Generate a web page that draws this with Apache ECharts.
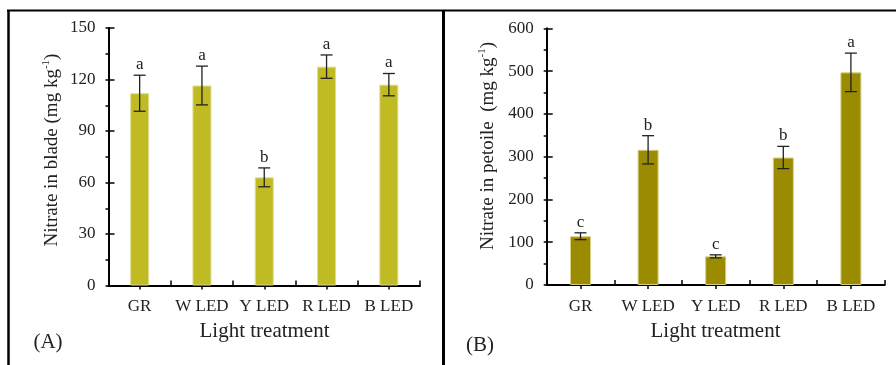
<!DOCTYPE html>
<html>
<head>
<meta charset="utf-8">
<script src="https://cdn.jsdelivr.net/npm/echarts@6/dist/echarts.min.js"></script>
<style>
html,body{margin:0;padding:0;background:#fff;}
#chart{width:896px;height:365px;}
</style>
</head>
<body>
<div id="chart"></div>
<script>
var categories = ['GR', 'W LED', 'Y LED', 'R LED', 'B LED'];
var bladeMean = [112, 116.5, 63, 127.5, 117];
var bladeErr = [10.5, 11.3, 5.5, 6.8, 6.5];
var bladeLetters = ['a', 'a', 'b', 'a', 'a'];
var petioleMean = [114, 316, 67, 298, 497];
var petioleErr = [8, 33, 3.5, 26, 45];
var petioleLetters = ['c', 'b', 'c', 'b', 'a'];
var bladeTicks = {min: 0, max: 150, interval: 30};
var petioleTicks = {min: 0, max: 600, interval: 100};

var FONT = 'Liberation Serif';
var chart = echarts.init(document.getElementById('chart'));

function errItem(letters) {
  return function (params, api) {
    var idx = api.value(0), m = api.value(1), e = api.value(2);
    var top = api.coord([idx, m + e]);
    var bot = api.coord([idx, m - e]);
    var x = top[0], hw = 6;
    var st = {stroke: '#222', lineWidth: 1.3};
    return {
      type: 'group',
      children: [
        {type: 'line', shape: {x1: x, y1: top[1], x2: x, y2: bot[1]}, style: st},
        {type: 'line', shape: {x1: x - hw, y1: top[1], x2: x + hw, y2: top[1]}, style: st},
        {type: 'line', shape: {x1: x - hw, y1: bot[1], x2: x + hw, y2: bot[1]}, style: st},
        {type: 'text', style: {text: letters[params.dataIndex], x: x, y: top[1] - 2,
          align: 'center', verticalAlign: 'bottom', fontFamily: FONT, fontSize: 17, fill: '#222'}}
      ]
    };
  };
}

function xAxes(gi) {
  return [
    {type: 'category', gridIndex: gi, data: categories, position: 'bottom',
     axisLine: {lineStyle: {color: '#000', width: 2}},
     axisTick: {show: true, inside: true, length: 5, alignWithLabel: false, lineStyle: {color: '#000', width: 1.5}},
     axisLabel: {fontFamily: FONT, fontSize: 17, color: '#222', margin: 13, interval: 0}},
    {type: 'category', gridIndex: gi, data: categories, position: 'bottom',
     axisLine: {show: false},
     axisTick: {show: true, inside: false, length: 4, alignWithLabel: true, interval: 0, lineStyle: {color: '#000', width: 1.5}},
     axisLabel: {show: false}}
  ];
}
function yAxes(gi, t) {
  return [
    {type: 'value', gridIndex: gi, min: t.min, max: t.max, interval: t.interval, position: 'left',
     splitLine: {show: false},
     axisLine: {show: true, lineStyle: {color: '#000', width: 2}},
     axisTick: {show: true, inside: true, length: 6, lineStyle: {color: '#000', width: 1.5}},
     axisLabel: {fontFamily: FONT, fontSize: 17, color: '#222', margin: 13}},
    {type: 'value', gridIndex: gi, min: t.min, max: t.max, interval: t.interval, position: 'left',
     splitLine: {show: false},
     axisLine: {show: false},
     axisTick: {show: true, inside: false, length: 3, lineStyle: {color: '#000', width: 1.5}},
     minorTick: {show: true, splitNumber: 2, length: 3, lineStyle: {color: '#000', width: 1.5}},
     axisLabel: {show: false}}
  ];
}

var option = {
  animation: false,
  backgroundColor: '#fff',
  grid: [
    {left: 108.5, top: 28, width: 311.5, height: 257.5},
    {left: 546.7, top: 28.3, width: 338, height: 256.7}
  ],
  xAxis: xAxes(0).concat(xAxes(1)),
  yAxis: yAxes(0, bladeTicks).concat(yAxes(1, petioleTicks)),
  series: [
    {type: 'bar', xAxisIndex: 0, yAxisIndex: 0, data: bladeMean, barWidth: 19,
     itemStyle: {color: '#c1bb23', borderColor: '#dedb96', borderWidth: 1}},
    {type: 'custom', xAxisIndex: 0, yAxisIndex: 0, renderItem: errItem(bladeLetters),
     data: bladeMean.map(function (m, i) { return [i, m, bladeErr[i]]; }), z: 5},
    {type: 'bar', xAxisIndex: 2, yAxisIndex: 2, data: petioleMean, barWidth: 21,
     itemStyle: {color: '#9a8b00', borderColor: '#d6cf8a', borderWidth: 1}},
    {type: 'custom', xAxisIndex: 2, yAxisIndex: 2, renderItem: errItem(petioleLetters),
     data: petioleMean.map(function (m, i) { return [i, m, petioleErr[i]]; }), z: 5}
  ],
  graphic: [
    {type: 'line', shape: {x1: 7, y1: 10.5, x2: 896, y2: 10.5}, style: {stroke: '#000', lineWidth: 2}},
    {type: 'line', shape: {x1: 8.5, y1: 10, x2: 8.5, y2: 365}, style: {stroke: '#000', lineWidth: 2.5}},
    {type: 'line', shape: {x1: 443.5, y1: 10, x2: 443.5, y2: 365}, style: {stroke: '#000', lineWidth: 3}},
    {type: 'text', x: 52, y: 150, rotation: Math.PI / 2,
     style: {text: '{n|Nitrate in blade (mg kg}{s|-1}{n|)}', align: 'center', verticalAlign: 'middle',
       rich: {n: {fontFamily: FONT, fontSize: 19, fill: '#222', lineHeight: 22},
              s: {fontFamily: FONT, fontSize: 11, fill: '#222', verticalAlign: 'top', lineHeight: 22, padding: [0, 0, 8, 0]}}}},
    {type: 'text', x: 488, y: 146, rotation: Math.PI / 2,
     style: {text: '{n|Nitrate in petoile  (mg kg}{s|-1}{n|)}', align: 'center', verticalAlign: 'middle',
       rich: {n: {fontFamily: FONT, fontSize: 19, fill: '#222', lineHeight: 22},
              s: {fontFamily: FONT, fontSize: 11, fill: '#222', verticalAlign: 'top', lineHeight: 22, padding: [0, 0, 8, 0]}}}},
    {type: 'text', x: 264.5, y: 331, style: {text: 'Light treatment', align: 'center', verticalAlign: 'middle',
       fontFamily: FONT, fontSize: 21, fill: '#222'}},
    {type: 'text', x: 715.5, y: 331, style: {text: 'Light treatment', align: 'center', verticalAlign: 'middle',
       fontFamily: FONT, fontSize: 21, fill: '#222'}},
    {type: 'text', x: 48, y: 342, style: {text: '(A)', align: 'center', verticalAlign: 'middle',
       fontFamily: FONT, fontSize: 21, fill: '#222'}},
    {type: 'text', x: 480, y: 345, style: {text: '(B)', align: 'center', verticalAlign: 'middle',
       fontFamily: FONT, fontSize: 21, fill: '#222'}}
  ]
};
chart.setOption(option);
</script>
</body>
</html>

##############################

> **YOUR OBJECTIVE**
Leave out the pictures and repeat exactly the lines from the start of the material through the line that contains "var chart = echarts.init(document.getElementById('chart'));", both included.

> **RESULT**
Generate a web page that draws this with Apache ECharts.
<!DOCTYPE html>
<html>
<head>
<meta charset="utf-8">
<script src="https://cdn.jsdelivr.net/npm/echarts@6/dist/echarts.min.js"></script>
<style>
html,body{margin:0;padding:0;background:#fff;}
#chart{width:896px;height:365px;}
</style>
</head>
<body>
<div id="chart"></div>
<script>
var categories = ['GR', 'W LED', 'Y LED', 'R LED', 'B LED'];
var bladeMean = [112, 116.5, 63, 127.5, 117];
var bladeErr = [10.5, 11.3, 5.5, 6.8, 6.5];
var bladeLetters = ['a', 'a', 'b', 'a', 'a'];
var petioleMean = [114, 316, 67, 298, 497];
var petioleErr = [8, 33, 3.5, 26, 45];
var petioleLetters = ['c', 'b', 'c', 'b', 'a'];
var bladeTicks = {min: 0, max: 150, interval: 30};
var petioleTicks = {min: 0, max: 600, interval: 100};

var FONT = 'Liberation Serif';
var chart = echarts.init(document.getElementById('chart'));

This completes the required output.